> PROBLEM DESCRIPTION: Repeat, exactly and completely, the material that follows. Omit the pictures.

START DATASET SECTION

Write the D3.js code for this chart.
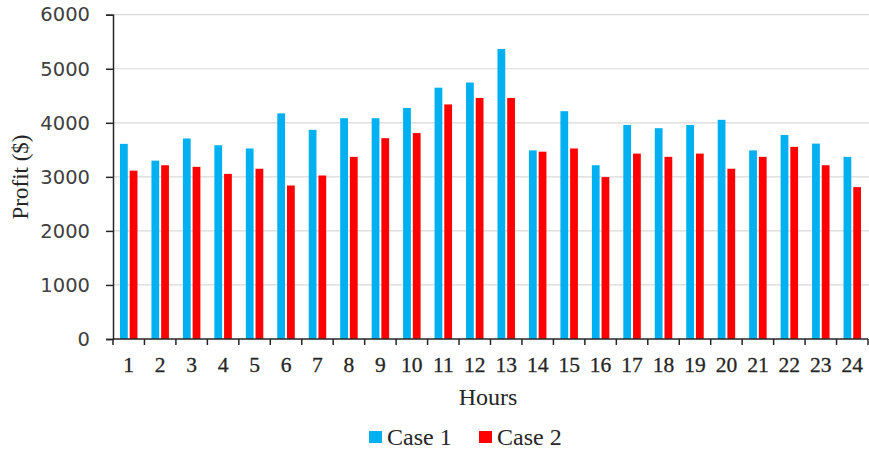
<!DOCTYPE html>
<html>
<head>
<meta charset="utf-8">
<script src="https://cdn.jsdelivr.net/npm/d3@7"></script>
<style>
  html, body { margin: 0; padding: 0; background: #fff; }
  svg { display: block; }
</style>
</head>
<body>
<svg id="chart" width="869" height="450"></svg>
<script>
const hours = ["1","2","3","4","5","6","7","8","9","10","11","12","13","14","15","16","17","18","19","20","21","22","23","24"];
const case1 = [3610, 3300, 3710, 3585, 3525, 4175, 3870, 4085, 4085, 4275, 4650, 4745, 5365, 3490, 4215, 3215, 3960, 3900, 3960, 4055, 3490, 3775, 3615, 3370];
const case2 = [3115, 3215, 3185, 3055, 3150, 2840, 3025, 3370, 3715, 3810, 4340, 4460, 4460, 3465, 3525, 2995, 3430, 3370, 3430, 3150, 3370, 3555, 3215, 2810];
const yTicks = [0, 1000, 2000, 3000, 4000, 5000, 6000];
const seriesNames = ["Case 1", "Case 2"];
const colors = ["#00B0F0", "#FF0000"];

const svg = d3.select("#chart");
const mLeft = 113, mRight = 868, mTop = 14.7, mBottom = 339;
const serif = "Liberation Serif, Times New Roman, serif";

const x = d3.scaleBand().domain(hours).range([mLeft, mRight]).paddingInner(0).paddingOuter(0);
const y = d3.scaleLinear().domain([0, 6000]).range([mBottom, mTop]);
const sub = d3.scaleBand().domain([0, 1]).range([0, x.bandwidth()]).paddingInner(0.2).paddingOuter(0.72);

// gridlines
svg.append("g").selectAll("line").data(yTicks.filter(d => d > 0)).join("line")
  .attr("x1", mLeft).attr("x2", 869)
  .attr("y1", d => y(d)).attr("y2", d => y(d))
  .attr("stroke", "#d9d9d9").attr("stroke-width", 1.2);

// bars
const series = [case1, case2];
series.forEach((vals, si) => {
  svg.append("g").selectAll("rect").data(vals).join("rect")
    .attr("x", (d, i) => x(hours[i]) + sub(si))
    .attr("width", sub.bandwidth())
    .attr("y", d => y(d))
    .attr("height", d => y(0) - y(d))
    .attr("fill", colors[si]);
});

// y axis
const yAxis = svg.append("g").attr("transform", `translate(${mLeft},0)`)
  .call(d3.axisLeft(y).tickValues(yTicks).tickSize(7).tickPadding(16).tickFormat(d3.format("d")));
yAxis.select(".domain").attr("stroke", "#262626").attr("stroke-width", 1.5);
yAxis.selectAll(".tick line").attr("stroke", "#262626").attr("stroke-width", 1.5);
yAxis.selectAll(".tick text").attr("font-family", "DejaVu Sans, Verdana, sans-serif")
  .attr("font-size", 19.5).attr("fill", "#404040");

// x axis with ticks between categories
const xAxisG = svg.append("g").attr("transform", `translate(0,${mBottom})`);
xAxisG.append("line").attr("x1", mLeft).attr("x2", mRight).attr("y1", 0).attr("y2", 0)
  .attr("stroke", "#262626").attr("stroke-width", 1.5);
const edges = hours.map(h => x(h)).concat([mRight]);
xAxisG.selectAll("line.tk").data(edges).join("line").attr("class", "tk")
  .attr("x1", d => d).attr("x2", d => d).attr("y1", 0).attr("y2", 6)
  .attr("stroke", "#262626").attr("stroke-width", 1.5);
xAxisG.selectAll("text").data(hours).join("text")
  .attr("x", d => x(d) + x.bandwidth() / 2)
  .attr("y", 33)
  .attr("text-anchor", "middle")
  .attr("font-family", serif)
  .attr("font-size", 21.5).attr("fill", "#262626")
  .attr("stroke", "#262626").attr("stroke-width", 0.3)
  .text(d => d);

// axis titles
svg.append("text").attr("x", 488).attr("y", 405).attr("text-anchor", "middle")
  .attr("font-family", serif)
  .attr("font-size", 24).attr("fill", "#262626").text("Hours");
svg.append("text").attr("transform", "translate(28,177) rotate(-90)").attr("text-anchor", "middle")
  .attr("font-family", serif)
  .attr("font-size", 23).attr("fill", "#262626").text("Profit ($)");

// legend
const legendX = [369, 479];
const lg = svg.append("g");
seriesNames.forEach((name, i) => {
  lg.append("rect").attr("x", legendX[i]).attr("y", 431).attr("width", 13).attr("height", 12).attr("fill", colors[i]);
  lg.append("text").attr("x", legendX[i] + 18).attr("y", 445)
    .attr("font-family", serif)
    .attr("font-size", 24).attr("fill", "#262626").text(name);
});
</script>
</body>
</html>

END DATASET SECTION

> EXERCISE ANSWER:
Write the D3.js code for this chart.
<!DOCTYPE html>
<html>
<head>
<meta charset="utf-8">
<script src="https://cdn.jsdelivr.net/npm/d3@7"></script>
<style>
  html, body { margin: 0; padding: 0; background: #fff; }
  svg { display: block; }
</style>
</head>
<body>
<svg id="chart" width="869" height="450"></svg>
<script>
const hours = ["1","2","3","4","5","6","7","8","9","10","11","12","13","14","15","16","17","18","19","20","21","22","23","24"];
const case1 = [3610, 3300, 3710, 3585, 3525, 4175, 3870, 4085, 4085, 4275, 4650, 4745, 5365, 3490, 4215, 3215, 3960, 3900, 3960, 4055, 3490, 3775, 3615, 3370];
const case2 = [3115, 3215, 3185, 3055, 3150, 2840, 3025, 3370, 3715, 3810, 4340, 4460, 4460, 3465, 3525, 2995, 3430, 3370, 3430, 3150, 3370, 3555, 3215, 2810];
const yTicks = [0, 1000, 2000, 3000, 4000, 5000, 6000];
const seriesNames = ["Case 1", "Case 2"];
const colors = ["#00B0F0", "#FF0000"];

const svg = d3.select("#chart");
const mLeft = 113, mRight = 868, mTop = 14.7, mBottom = 339;
const serif = "Liberation Serif, Times New Roman, serif";

const x = d3.scaleBand().domain(hours).range([mLeft, mRight]).paddingInner(0).paddingOuter(0);
const y = d3.scaleLinear().domain([0, 6000]).range([mBottom, mTop]);
const sub = d3.scaleBand().domain([0, 1]).range([0, x.bandwidth()]).paddingInner(0.2).paddingOuter(0.72);

// gridlines
svg.append("g").selectAll("line").data(yTicks.filter(d => d > 0)).join("line")
  .attr("x1", mLeft).attr("x2", 869)
  .attr("y1", d => y(d)).attr("y2", d => y(d))
  .attr("stroke", "#d9d9d9").attr("stroke-width", 1.2);

// bars
const series = [case1, case2];
series.forEach((vals, si) => {
  svg.append("g").selectAll("rect").data(vals).join("rect")
    .attr("x", (d, i) => x(hours[i]) + sub(si))
    .attr("width", sub.bandwidth())
    .attr("y", d => y(d))
    .attr("height", d => y(0) - y(d))
    .attr("fill", colors[si]);
});

// y axis
const yAxis = svg.append("g").attr("transform", `translate(${mLeft},0)`)
  .call(d3.axisLeft(y).tickValues(yTicks).tickSize(7).tickPadding(16).tickFormat(d3.format("d")));
yAxis.select(".domain").attr("stroke", "#262626").attr("stroke-width", 1.5);
yAxis.selectAll(".tick line").attr("stroke", "#262626").attr("stroke-width", 1.5);
yAxis.selectAll(".tick text").attr("font-family", "DejaVu Sans, Verdana, sans-serif")
  .attr("font-size", 19.5).attr("fill", "#404040");

// x axis with ticks between categories
const xAxisG = svg.append("g").attr("transform", `translate(0,${mBottom})`);
xAxisG.append("line").attr("x1", mLeft).attr("x2", mRight).attr("y1", 0).attr("y2", 0)
  .attr("stroke", "#262626").attr("stroke-width", 1.5);
const edges = hours.map(h => x(h)).concat([mRight]);
xAxisG.selectAll("line.tk").data(edges).join("line").attr("class", "tk")
  .attr("x1", d => d).attr("x2", d => d).attr("y1", 0).attr("y2", 6)
  .attr("stroke", "#262626").attr("stroke-width", 1.5);
xAxisG.selectAll("text").data(hours).join("text")
  .attr("x", d => x(d) + x.bandwidth() / 2)
  .attr("y", 33)
  .attr("text-anchor", "middle")
  .attr("font-family", serif)
  .attr("font-size", 21.5).attr("fill", "#262626")
  .attr("stroke", "#262626").attr("stroke-width", 0.3)
  .text(d => d);

// axis titles
svg.append("text").attr("x", 488).attr("y", 405).attr("text-anchor", "middle")
  .attr("font-family", serif)
  .attr("font-size", 24).attr("fill", "#262626").text("Hours");
svg.append("text").attr("transform", "translate(28,177) rotate(-90)").attr("text-anchor", "middle")
  .attr("font-family", serif)
  .attr("font-size", 23).attr("fill", "#262626").text("Profit ($)");

// legend
const legendX = [369, 479];
const lg = svg.append("g");
seriesNames.forEach((name, i) => {
  lg.append("rect").attr("x", legendX[i]).attr("y", 431).attr("width", 13).attr("height", 12).attr("fill", colors[i]);
  lg.append("text").attr("x", legendX[i] + 18).attr("y", 445)
    .attr("font-family", serif)
    .attr("font-size", 24).attr("fill", "#262626").text(name);
});
</script>
</body>
</html>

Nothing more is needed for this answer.